The iterative exercise of copying raised critical questions about the hidden labour of bookbinding. The craftsmanship and skill required for bookbinding cannot be seen in the final output, as the labour is concealed within the spine and gutter. Moreover, the bookbinders toolkit leaves no trace, thus exacerbating the elusiveness of the binder. This raised further questions about what is seen and what is left unseen. ‘Size, Format, Stock’ (Fenner Paper, 2009) does not address the handcraft aspect of bookbinding, and the binder themselves remains out of the conversation. Is a successful bookbind one that has no trace? 

Dieter Rams’s ‘Ten Principles for Good Design’ (2021) suggests that ‘good design is unobtrusive’. Within the field of bookbinding, this seems to be the desired outcome. This notion of design being inconspicuous sits at odds with Rams’s sixth principle; that ‘good design is honest’. Can design be both unobtrusive and honest? How does this translate into the process of bookbinding?

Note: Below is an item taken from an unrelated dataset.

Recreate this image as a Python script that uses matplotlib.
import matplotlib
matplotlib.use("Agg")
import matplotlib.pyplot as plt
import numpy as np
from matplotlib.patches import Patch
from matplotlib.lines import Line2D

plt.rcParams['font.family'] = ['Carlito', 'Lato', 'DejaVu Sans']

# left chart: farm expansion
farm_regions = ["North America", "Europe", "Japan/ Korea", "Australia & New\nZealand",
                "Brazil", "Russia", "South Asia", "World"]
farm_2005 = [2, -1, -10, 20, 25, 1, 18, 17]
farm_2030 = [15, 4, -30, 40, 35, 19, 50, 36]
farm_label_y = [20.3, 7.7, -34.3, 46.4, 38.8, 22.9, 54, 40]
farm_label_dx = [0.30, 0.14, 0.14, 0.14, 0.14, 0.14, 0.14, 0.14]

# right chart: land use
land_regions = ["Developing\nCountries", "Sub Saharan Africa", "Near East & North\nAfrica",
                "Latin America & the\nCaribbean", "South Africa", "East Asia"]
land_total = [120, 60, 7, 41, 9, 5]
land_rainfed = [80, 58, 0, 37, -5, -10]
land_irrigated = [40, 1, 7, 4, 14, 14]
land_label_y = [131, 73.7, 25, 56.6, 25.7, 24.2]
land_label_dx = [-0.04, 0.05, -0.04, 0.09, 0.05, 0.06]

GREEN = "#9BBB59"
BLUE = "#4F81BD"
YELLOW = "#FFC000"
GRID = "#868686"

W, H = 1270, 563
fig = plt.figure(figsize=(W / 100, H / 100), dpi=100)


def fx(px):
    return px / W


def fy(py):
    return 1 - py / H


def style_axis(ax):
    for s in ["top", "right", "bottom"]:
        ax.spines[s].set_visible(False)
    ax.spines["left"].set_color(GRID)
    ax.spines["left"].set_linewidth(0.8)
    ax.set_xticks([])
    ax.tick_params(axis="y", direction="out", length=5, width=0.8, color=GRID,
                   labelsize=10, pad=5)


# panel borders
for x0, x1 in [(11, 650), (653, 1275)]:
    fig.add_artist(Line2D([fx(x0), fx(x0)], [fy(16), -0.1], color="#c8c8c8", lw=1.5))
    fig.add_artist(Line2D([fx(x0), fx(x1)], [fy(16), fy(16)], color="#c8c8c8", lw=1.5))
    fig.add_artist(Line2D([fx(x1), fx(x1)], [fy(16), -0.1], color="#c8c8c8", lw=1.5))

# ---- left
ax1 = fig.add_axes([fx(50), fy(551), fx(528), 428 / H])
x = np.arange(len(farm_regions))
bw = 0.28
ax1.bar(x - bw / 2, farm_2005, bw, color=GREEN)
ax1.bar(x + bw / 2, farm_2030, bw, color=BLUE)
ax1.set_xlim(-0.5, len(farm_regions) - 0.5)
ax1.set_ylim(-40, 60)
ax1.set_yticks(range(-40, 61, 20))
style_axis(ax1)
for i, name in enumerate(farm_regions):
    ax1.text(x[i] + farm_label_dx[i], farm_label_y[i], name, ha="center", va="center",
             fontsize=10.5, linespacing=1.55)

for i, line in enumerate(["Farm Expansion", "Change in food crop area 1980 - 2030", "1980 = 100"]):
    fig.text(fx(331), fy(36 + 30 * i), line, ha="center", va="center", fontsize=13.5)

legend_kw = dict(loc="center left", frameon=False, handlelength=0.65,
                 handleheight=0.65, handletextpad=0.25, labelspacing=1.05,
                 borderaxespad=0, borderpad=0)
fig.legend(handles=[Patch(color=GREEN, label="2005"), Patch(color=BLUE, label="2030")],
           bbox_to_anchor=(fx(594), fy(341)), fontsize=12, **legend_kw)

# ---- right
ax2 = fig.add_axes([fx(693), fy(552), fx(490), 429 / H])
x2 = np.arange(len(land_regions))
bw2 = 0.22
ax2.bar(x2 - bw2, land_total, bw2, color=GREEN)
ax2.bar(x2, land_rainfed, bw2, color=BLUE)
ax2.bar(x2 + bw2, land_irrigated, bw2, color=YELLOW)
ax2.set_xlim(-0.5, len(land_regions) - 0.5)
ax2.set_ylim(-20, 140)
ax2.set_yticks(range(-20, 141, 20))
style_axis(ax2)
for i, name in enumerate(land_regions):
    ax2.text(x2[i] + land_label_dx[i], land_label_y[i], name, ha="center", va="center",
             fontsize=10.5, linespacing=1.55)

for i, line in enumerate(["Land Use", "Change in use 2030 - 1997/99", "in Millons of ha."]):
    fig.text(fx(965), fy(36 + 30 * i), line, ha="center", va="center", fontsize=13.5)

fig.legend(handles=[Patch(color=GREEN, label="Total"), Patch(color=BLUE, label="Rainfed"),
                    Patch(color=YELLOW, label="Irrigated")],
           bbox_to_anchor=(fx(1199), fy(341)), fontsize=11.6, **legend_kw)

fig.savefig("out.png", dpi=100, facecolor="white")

It is impossible to uproot ‘Size, Format, Stock’ (Fenner Paper, 2009) from its original context; the Bookbinding Toolkit. Shared knowledge of bookbinding is therefore considered as a critical tool within the Bookbinding Toolkit. In an attempt to create honest design, the studio-based experiment will focus on revealing the tools that are used within the process of bookbinding. This process will attempt to unravel the fixed notions of bookbinding, and rebuild the process with an emphasis on celebrating the craftsmanship of the binder.

DRAFT TWO

Identify a reference from the reading list that you can use as a lens through which to view and analyse your project. Then create a second draft of your writing that advances your enquiry in response to this new context.

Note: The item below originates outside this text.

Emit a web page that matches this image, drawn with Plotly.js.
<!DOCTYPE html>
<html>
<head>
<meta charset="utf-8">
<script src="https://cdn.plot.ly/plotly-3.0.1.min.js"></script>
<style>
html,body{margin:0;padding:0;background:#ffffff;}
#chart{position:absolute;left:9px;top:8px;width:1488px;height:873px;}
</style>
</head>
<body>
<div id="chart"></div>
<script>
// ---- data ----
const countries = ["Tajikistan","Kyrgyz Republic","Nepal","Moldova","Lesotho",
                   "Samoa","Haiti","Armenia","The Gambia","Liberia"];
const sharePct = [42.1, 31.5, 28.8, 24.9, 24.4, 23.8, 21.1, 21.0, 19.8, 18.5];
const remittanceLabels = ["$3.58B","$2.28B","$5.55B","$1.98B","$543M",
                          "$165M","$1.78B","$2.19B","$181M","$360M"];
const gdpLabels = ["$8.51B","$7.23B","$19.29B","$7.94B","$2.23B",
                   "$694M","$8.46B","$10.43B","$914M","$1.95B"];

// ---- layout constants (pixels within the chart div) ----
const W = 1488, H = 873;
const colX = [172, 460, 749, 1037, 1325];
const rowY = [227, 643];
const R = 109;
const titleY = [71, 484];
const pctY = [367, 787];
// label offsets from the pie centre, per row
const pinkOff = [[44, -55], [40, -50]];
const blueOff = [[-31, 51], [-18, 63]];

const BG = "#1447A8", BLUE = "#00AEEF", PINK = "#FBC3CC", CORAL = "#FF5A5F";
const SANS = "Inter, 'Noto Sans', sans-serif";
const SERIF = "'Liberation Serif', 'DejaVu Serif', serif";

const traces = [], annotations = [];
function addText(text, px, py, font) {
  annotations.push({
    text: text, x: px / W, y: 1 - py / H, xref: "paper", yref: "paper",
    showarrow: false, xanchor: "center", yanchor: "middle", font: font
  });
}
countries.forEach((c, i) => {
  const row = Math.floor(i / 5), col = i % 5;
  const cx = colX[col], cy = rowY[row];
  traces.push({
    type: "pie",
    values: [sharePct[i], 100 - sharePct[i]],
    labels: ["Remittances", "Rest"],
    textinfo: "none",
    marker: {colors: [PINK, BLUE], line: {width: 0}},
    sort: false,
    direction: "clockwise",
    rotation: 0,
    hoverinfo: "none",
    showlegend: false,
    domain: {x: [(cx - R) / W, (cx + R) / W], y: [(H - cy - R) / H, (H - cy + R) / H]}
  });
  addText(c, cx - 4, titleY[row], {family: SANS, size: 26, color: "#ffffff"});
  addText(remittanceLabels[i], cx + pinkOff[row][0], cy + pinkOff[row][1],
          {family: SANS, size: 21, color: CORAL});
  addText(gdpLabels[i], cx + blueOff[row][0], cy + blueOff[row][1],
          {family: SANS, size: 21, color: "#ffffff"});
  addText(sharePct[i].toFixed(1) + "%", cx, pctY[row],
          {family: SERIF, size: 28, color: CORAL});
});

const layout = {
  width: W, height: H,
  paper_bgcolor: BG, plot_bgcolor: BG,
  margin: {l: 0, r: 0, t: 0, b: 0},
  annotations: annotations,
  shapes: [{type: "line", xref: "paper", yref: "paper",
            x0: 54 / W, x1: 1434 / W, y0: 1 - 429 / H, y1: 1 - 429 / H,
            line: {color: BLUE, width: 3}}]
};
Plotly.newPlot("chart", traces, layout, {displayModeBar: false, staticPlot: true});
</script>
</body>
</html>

Ronald Barthes (1977) proposes the idea that the role of the author ceases to exist within his seminal work ‘The Death of the Author’. Barthes’s (1977) primary argument is that the author has been suppressed in the interests of writing. The notion that writing is the author’s cohesive voice is discredited, suggesting that we have entered an era where the role of the author is a steward of pre-existing texts. Barthes (1977) proposes that the author merely ‘holds together, in a single field, all the traces by which the text is constituted’.

Within my Methods of Iterating studio project, there has been an astute focus on the role of the binder. The tension between the craftsmanship and lack of trace of this craftsmanship within the process of bookbinding has been explored thus far. Barthes (1977) raises critical questions about whether the role author has been reduced to a curator. If the author’s sole duty is to ‘blend and clash’ (Barthes, 1977) others writing, then what does this mean for the role of the binder? 

The binder weaves and stitches text into a coherent and sequential narrative: Is this not the same role as the author? Barthes (1977) reaches a climax within his argument stating: ‘the birth of the reader must be at the cost of the death of the author’. The concept that the author must die is rooted in the ongoing degradation of the role of the author to only a curator. If this logic if applied to my studio brief, then one could say that the role of the author as a curator also must die, to enable the craftsmanship of the binder to flourish. If the binder is reinstated as an important figure within society, then there is no demand for the author.

The birth of the reader must be at the cost of the death of the author, on condition of the resurrection of the binder.

Furthermore, Barthes (1977) highlights that ‘in the multiplicity of writing, everything is to be disentangled, nothing deciphered’. Writing has become a linear expression of an interwoven mesh of others ideas. If this were not the case, how would the reader decipher the writing? If knowledge is not granted, then the text will be constrained. The reader will have to understand, scrutinise and interpret the writing for themselves. The notion of constraint is a key theme explored within my studio project, Methods of Iterating. The process of binding conceals and reveals different aspects of the information shared; a constraint on knowledge. 

DRAFT THREE

For the third draft of your written response, render your text using the tool or medium that you’ve been exploring during this project. This is both a visual and intellectual exercise. How does the text and its meaning change when you translate it in this way?

Fig. 1. The four iterations of my rendered text, each correlating to the terms I discovered to be bound outcomes within the process of bookbinding.
Fig. 2. Constraint
Fig. 3. Trace
Fig. 4. Sequence
Fig. 5. Friction.

For the third draft of my written response, I rendered the second draft of text using the process of bookbinding. Similarly to all my other experiments through the Methods of Iterating project, the binding process exclusively used the equipment included within the CSM Bookbinding Toolkit. 

The text was stitched together four times, each correlating to the terms which I have discovered to be bound within the process of bookbinding: constraint, friction, sequence and trace. This iterative experiment plays with the parameters that define bookbinding, disturbing with the readability of the text as different elements are concealed and revealed. 

The rendering reinforces the notion that constraint, friction, sequence and trace are bound outcomes within bookbinding, whilst simultaneously scrutinising the meaning of these terms. The fixed outcomes have been reimagined to produce a binding that is no longer conventional. Does that these outcomes are no longer bound?
 

Reference List:

Barthes, R. (1977) ‘The Death of the Author’ in Image, Music, Text. London: Fontana Press, pp. 143-148.

Fenner Paper. (2009) Size, Format, Stock. Tonbridge: Fenner Paper.

Rams, D. (2021) Ten Principles for Good Design. Munich: Prestel Publishing.